The apes' descendants have prospered, and a daring mission is en route to Jupiter to investigate its potential when something goes awry. HAL will end up turning on his human masters, one of whom will be flung through the universe in a terrifying accelerated ride.

Expecting Flash Gordon, MGM executives were baffled by the 161-minute, largely wordless epic that was screened for them in the spring of 1968. Nothing like it had ever been seen before, and they must have wondered how they were going to market it. Frantic studio spinning came up with posters promising "an epic drama of adventure and exploration", and the slightly trimmed behemoth was ushered into American cinemas with low expectations in early April 1968. It was a huge risk for Kubrick, whose reputation as a director who combined bold, original cinema with strong box office returns would have been destroyed had it failed, ruining the creative autonomy he'd won by moving to England.
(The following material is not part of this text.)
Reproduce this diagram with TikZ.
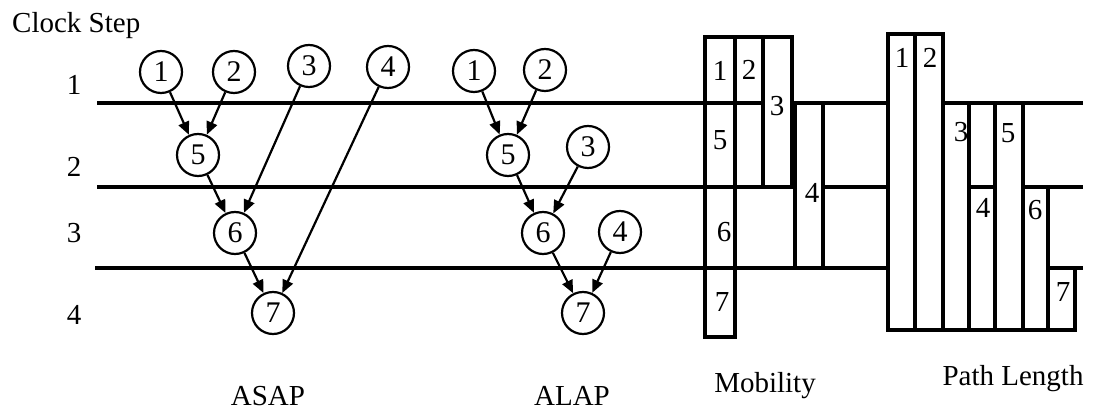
\documentclass[tikz,border=0pt]{standalone}
\usepackage{fontspec}
\setmainfont{Liberation Serif}
\usetikzlibrary{arrows.meta}
\begin{document}
\begin{tikzpicture}[x=1pt,y=-1pt,
  txt/.style={font=\fontsize{29}{34}\selectfont, inner sep=0pt},
  op/.style={circle, draw, line width=2.2pt, minimum size=42pt, inner sep=0pt,
             font=\fontsize{30}{34}\selectfont},
  dep/.style={line width=2.2pt, -{Triangle[length=13pt,width=11pt]}},
  clk/.style={line width=3.2pt},
  bar/.style={draw, fill=white, line width=3.2pt},
  num/.style={font=\fontsize{29}{34}\selectfont, inner sep=0pt}]

\useasboundingbox (0,0) rectangle (1097,411);

% clock step boundaries
\coordinate (l1a) at (97,103);  \coordinate (l1b) at (1083,103);
\coordinate (l2a) at (97,187);  \coordinate (l2b) at (1083,187);
\coordinate (l3a) at (95,268);  \coordinate (l3b) at (1083,268);
\draw[clk] (l1a) -- (l1b);
\draw[clk] (l2a) -- (l2b);
\draw[clk] (l3a) -- (l3b);

% heading and step numbers
\node[txt, anchor=base west] (head) at (12,33) {Clock Step};
\node[txt, anchor=base] (r1) at (74,95) {1};
\node[txt, anchor=base] (r2) at (74,177) {2};
\node[txt, anchor=base] (r3) at (74,243) {3};
\node[txt, anchor=base] (r4) at (74,325) {4};

% ASAP schedule
\node[op] (s1) at (161,72) {1};
\node[op] (s2) at (234,72) {2};
\node[op] (s3) at (309,66) {3};
\node[op] (s4) at (388,67) {4};
\node[op] (s5) at (198,155) {5};
\node[op] (s6) at (235,233) {6};
\node[op] (s7) at (273,313) {7};
\draw[dep] (s1) -- (s5);
\draw[dep] (s2) -- (s5);
\draw[dep] (s5) -- (s6);
\draw[dep] (s3) -- (s6);
\draw[dep] (s6) -- (s7);
\draw[dep] (s4) -- (s7);
\node[txt, anchor=base] (asap) at (268,405) {ASAP};

% ALAP schedule
\node[op] (a1) at (474,71) {1};
\node[op] (a2) at (545,70) {2};
\node[op] (a5) at (508,155) {5};
\node[op] (a3) at (588,147) {3};
\node[op] (a6) at (543,233) {6};
\node[op] (a4) at (620,232) {4};
\node[op] (a7) at (583,313) {7};
\draw[dep] (a1) -- (a5);
\draw[dep] (a2) -- (a5);
\draw[dep] (a5) -- (a6);
\draw[dep] (a3) -- (a6);
\draw[dep] (a6) -- (a7);
\draw[dep] (a4) -- (a7);
\node[txt, anchor=base] (alap) at (572,405) {ALAP};

% mobility ranges
\draw[bar] (705,37) rectangle (735,103);
\draw[bar] (705,103) rectangle (735,187);
\draw[bar] (705,187) rectangle (735,268);
\draw[bar] (705,268) rectangle (735,337);
\draw[bar] (735,37) rectangle (763,103);
\draw[bar] (763,37) rectangle (792,187);
\draw[bar] (795,103) rectangle (823,268);
\node[num] (m1) at (720,71) {1};
\node[num] (m2) at (749,70) {2};
\node[num] (m3) at (777,106) {3};
\node[num] (m5) at (720,140) {5};
\node[num] (m4) at (812,193) {4};
\node[num] (m6) at (724,232) {6};
\node[num] (m7) at (722,302) {7};
\node[txt, anchor=base] (mob) at (765,392) {Mobility};

% path length bars
\draw[bar] (888,34) rectangle (915,330);
\draw[bar] (915,34) rectangle (943,330);
\draw[bar] (943,103) rectangle (969,330);
\draw[bar] (969,187) rectangle (995,330);
\draw[bar] (995,103) rectangle (1023,330);
\draw[bar] (1023,187) rectangle (1048,330);
\draw[bar] (1048,268) rectangle (1075,330);
\node[num] (p1) at (902,58) {1};
\node[num] (p2) at (930,58) {2};
\node[num] (p3) at (961,132) {3};
\node[num] (p5) at (1008,133) {5};
\node[num] (p4) at (983,208) {4};
\node[num] (p6) at (1035,210) {6};
\node[num] (p7) at (1063,292) {7};
\node[txt, anchor=base] (plen) at (1013,385) {Path Length};
\end{tikzpicture}
\end{document}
As we've mentioned, lots of critics initially hated it, and accused Kubrick of monomania, and pretension. But 2001 had the great good fortune to arrive in the late 1960s, a time of great experimentation and social upheaval: its dreamy visuals and woolly philosophising were embraced by a generation keen to become everything their parents were not. It was subsumed by the zeitgeist, and catchphrases like HAL's chilling "I'm sorry, I can't do that Dave" entered the popular lexicon.

Its reputation would only grow over time, and 2001 inspired the makers of everything from Star Wars and Blade Runner to Alien and Solaris. Meanwhile, Stanley regrouped, and moved on to his next project, A Clockwork Orange, which would cause him even more trouble.